There’s no doubt that the architecture of applications is going to be affected significantly by the rise of cloud computing. Many organizations assume that cloud computing will end up a lot like traditional infrastructure, with traditional infrastructure application architectures; however, the new environment will give rise to new application architectures requiring new design patterns. Just think of how writing Web-based applications has changed the design patterns appropriate for a client/server world.

I’ve only scratched the surface of the content of the conference. There was a track on private clouds, a couple of sessions of which I attended, though the one I missed was where the fireworks broke out. To my mind, the ultimate answer to this question of whether private clouds will prove a long-term solution will revolve around cost and scale — while agility (usually defined as delivering a virtual machine in 10 minutes) is valuable, it is nowhere near enough to satisfy the long-term implications of cloud computing.

Privacy and Compliance Progress?

There was also a track on culture, risk, and governance. I got to see Dr. Chenxi Wang, security analyst for Forrester, talk about international cloud computing, with a focus on international laws on privacy, compliance, and liability. Two nuggets from her talk:

In her discussions with international clients, Asian ones generally emphasize business opportunity over privacy, while European ones emphasize privacy, notwithstanding any potential lost business opportunities.

As a way of addressing the issue of locating data generated in one nation in another and determining what privacy laws apply, Dr. Wang described a nascent proposal for “digital embassies.” Embassies are legally the property of the country whose embassy the building contains, not the property of the country in which the building is located. In the digital embassy concept, a data center in which data resides be subject would be subject to the compliance and privacy strictures of the country in which the data originates, rather than those of the country in which the data resides. It’s an interesting concept, though, as noted, nascent.

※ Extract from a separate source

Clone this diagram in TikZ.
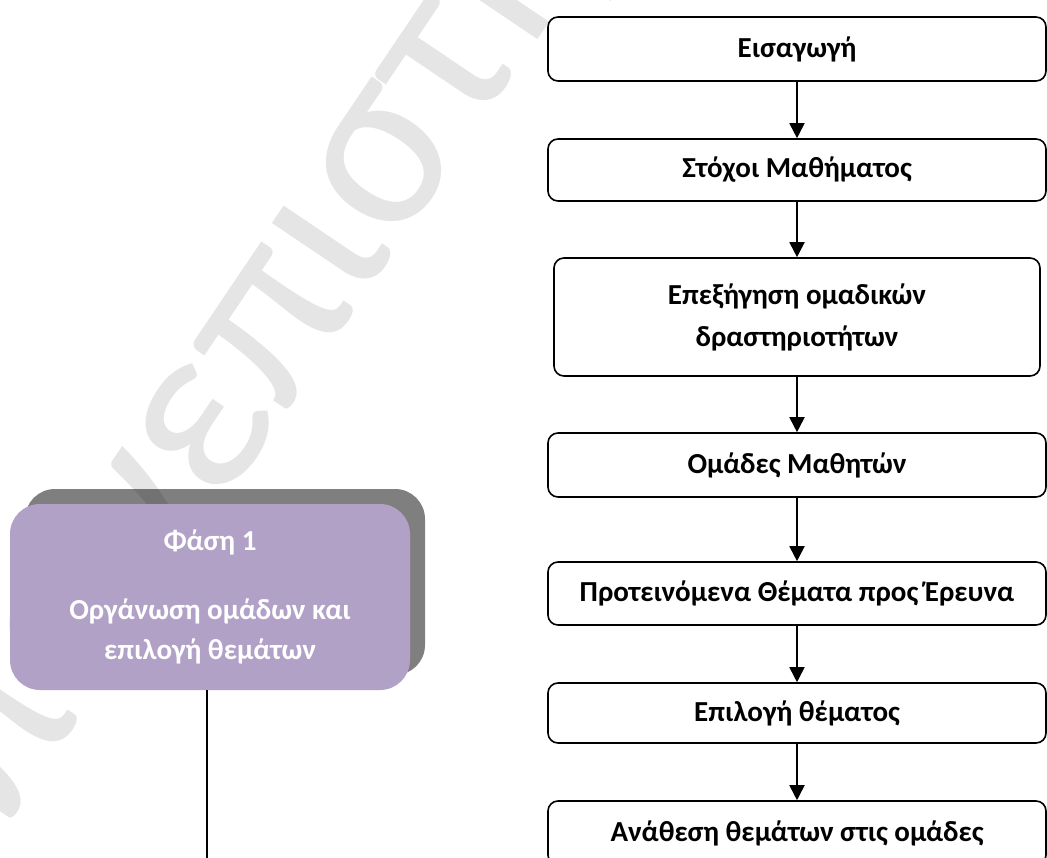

More interesting, perhaps, is the impact on national privacy and compliance laws of the new application profiles similar to the example the fellow from Cedexis described — an application that is comprised of services (and thus data) from multiple data centers, each of which may be subject to a set of laws and regulations. A single application could, literally, have a large number of compliance conditions applicable to it, given its mishmosh of services and components.

There was enough food for thought at CloudConnect to form a gigantic banquet. I left more convinced of the power and inevitability of this form of computing, and sobered by the challenges and questions it poses.